Keep in mind I was but a stripling of 48 at the time, callow and busting with surf-world idealism. Well, no longer. Last week I killed that paragraph faster than the Letterkenny gang slamming a round of shots, then cracked my knuckles and banged out an HOS update that included Wavegarden, Surf Ranch, Waco, and the rest of our recent dystopia-bound developments. Then I heaved a sigh and murmured the lazy-thinkers’ psalm: It is what it is.
That left just one final History of Surfing chapter to post, which, ten years ago, I had cheekily titled, “The End of History.” This was both a short summary of the book itself, and (although not obvious to me at the time) a final summary of my own feelings about surfing. The last two paragraphs, which I’ve included below, are wavepool-free and, again, idealistic. But fuck it, I’m not deleting or editing. I posted the send-off just as you see it. This is the sport I love, and this is how I choose to go out (with HOS, that is), and if they pull my Surf Historians Guild card, I’ll just have to live with that.
Spotlight, please.

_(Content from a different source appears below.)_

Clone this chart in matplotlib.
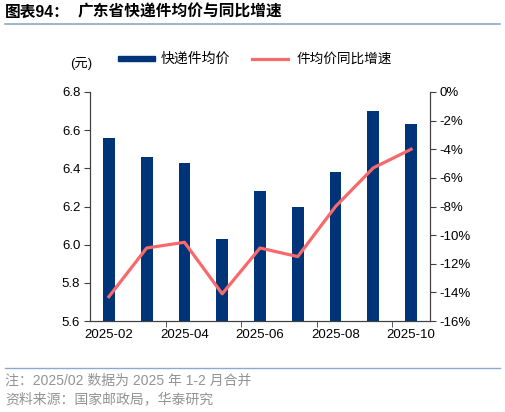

Ahem.
No violation against surfing history is committed by pointing out that eras, movements, innovators, and champions are all secondary ways in which our sport defines and distinguishes itself. What counts the most—the only thing that counts, in the final tally—is the ocean setting. The sport is attached to the hem of a natural force so vast it can drain the power from a howling continent-sized storm, refine it, and deliver it ten days and 3,000 miles later in a smooth and elegant ocean-going processional.
For a few seconds at a time we get to ride that current. Surf history is so many banners and streamers waving from this single, incredible natural fact.